Here is a sample code
package io.temporal.samples.hello;
import io.temporal.client.WorkflowClient;
import io.temporal.client.WorkflowOptions;
import io.temporal.common.RetryOptions;
import io.temporal.samples.hello.HelloPeriodic.GreetingWorkflow;
import io.temporal.serviceclient.WorkflowServiceStubs;
import io.temporal.worker.Worker;
import io.temporal.worker.WorkerFactory;
import io.temporal.workflow.SignalMethod;
import io.temporal.workflow.Workflow;
import io.temporal.workflow.WorkflowInterface;
import io.temporal.workflow.WorkflowMethod;
import java.util.ArrayList;
import java.util.List;
import java.util.Optional;
import org.apache.commons.lang.RandomStringUtils;
@SuppressWarnings("ALL")
public class HelloSignal {
static final String TASK_QUEUE = "HelloSignal";
/** Workflow interface must have a method annotated with @WorkflowMethod. */
@WorkflowInterface
public interface GreetingWorkflow {
/**
* list of greeting strings that were received through the waitForNameMethod. This method will
* block until the number of greetings specified are received.
*/
@WorkflowMethod
List<String> getGreetings();
/** Receives name through an external signal. */
@SignalMethod
void waitForName(String name);
/** Receives name through an external signal. */
@SignalMethod
void turnRouge();
@SignalMethod
void exit();
}
/** GreetingWorkflow implementation that returns a greeting. */
public static class GreetingWorkflowImpl implements GreetingWorkflow {
List<String> messageQueue = new ArrayList<>(10);
boolean exit = false;
private final GreetingWorkflow continueAsNew =
Workflow.newContinueAsNewStub(GreetingWorkflow.class);
@Override
public List<String> getGreetings() {
;
Workflow.retry(RetryOptions.getDefaultInstance(), Optional.empty(), ()-> greetloop());
// will never reach here.
return null;
}
@Override
public void waitForName(String name) {
messageQueue.add("Hello " + name + "!");
}
private List<String> greetloop(){
List<String> receivedMessages = new ArrayList<>(10);
while (true) {
Workflow.await(() -> !messageQueue.isEmpty() || exit);
if (messageQueue.isEmpty() && exit) {
return receivedMessages;
}
String message = messageQueue.remove(0);
receivedMessages.add(message);
}
//return receivedMessages ;
}
@Override
public void exit() {
exit = true;
}
@Override
public void turnRouge() {
throw new NullPointerException("went bonkers!");
}
}
public static void main(String[] args) throws Exception {
// Start a worker that hosts the workflow implementation.

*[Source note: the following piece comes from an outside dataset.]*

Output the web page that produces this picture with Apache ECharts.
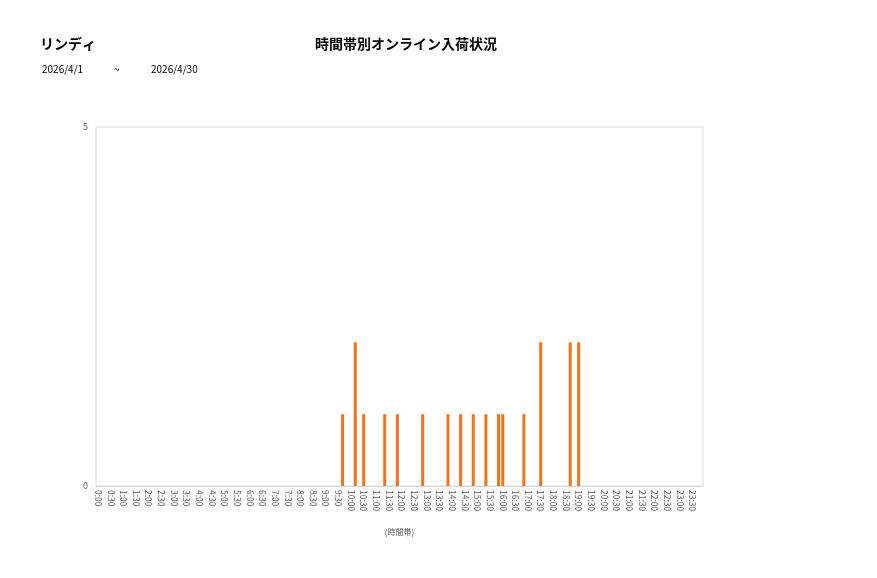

WorkflowServiceStubs service = WorkflowServiceStubs.newInstance();
WorkflowClient client = WorkflowClient.newInstance(service);
// In a real application use a business ID like customer ID or order ID
String workflowId = RandomStringUtils.randomAlphabetic(10);
// Start a workflow execution. Usually this is done from another program.
// Get a workflow stub using the same task queue the worker uses.
// The newly started workflow is going to have the workflowId generated above.
WorkflowOptions workflowOptions =
WorkflowOptions.newBuilder().setTaskQueue(TASK_QUEUE).setWorkflowId(workflowId).build();
GreetingWorkflow workflow = client.newWorkflowStub(GreetingWorkflow.class, workflowOptions);
// Start workflow asynchronously to not use another thread to signal.
WorkflowClient.start(workflow::getGreetings);
// After start for getGreeting returns, the workflow is guaranteed to be started.
// So we can send a signal to it using the workflow stub.
// This workflow keeps receiving signals until exit is called
// workflow.waitForName("World"); // sends waitForName signal
workflow.turnRouge();
//submit a workflow, send a signal
WorkerFactory factory = WorkerFactory.newInstance(client);
Worker worker = factory.newWorker(TASK_QUEUE);
worker.registerWorkflowImplementationTypes(GreetingWorkflowImpl.class);
factory.start();
// Create a new stub using the workflowId.
// This is to demonstrate that to send a signal only the workflowId is required.
GreetingWorkflow workflowById = client.newWorkflowStub(GreetingWorkflow.class, workflowId);
workflowById.waitForName("Universe"); // sends waitForName signal
workflowById.exit(); // sends exit signal
// Calling synchronous getGreeting after workflow has started reconnects to the existing
// workflow and blocks until a result is available. Note that this behavior assumes that
// WorkflowOptions are not configured with WorkflowIdReusePolicy.AllowDuplicate. In that case
// the call would fail with WorkflowExecutionAlreadyStartedException.
List<String> greetings = workflowById.getGreetings();
System.out.println(greetings);
System.exit(0);
}
}
I see the thread count keeps increasing, and after a while my worker becomes unresponsive.
I tries continueasnew instead of Workflow.retry() ,but results are same.
In your reproduction all the workflows are failing. So it is expected that worker cannot make any progress. In the earlier conversation you mentioned that a single workflow that is having issue would block all others. I’ll try to play with your sample to make sure I’m not missing something.
Thanks @maxim, in this use example its a single workflow goblling up all resource i guess, and eventaully the taskqueue is about 250 or 300, every thing starts timing out, queries stop working etc.
@nadilas, it was purely a java SDK bug, we’ve hit a race condition resulting in a deadlock during workflow task execution, which made it impossible to acquire a lock for new task processing attempts, which in turn was blocking a new thread for each new attempt, and since we retry workflow tasks indefinitely it was using all available threads in the thread pool at the end. We’ve addressed the root cause of the issue and also added a timeout for the lock acquisition to prevent similar issues from happening again. You may find more details in this PR if you are interested.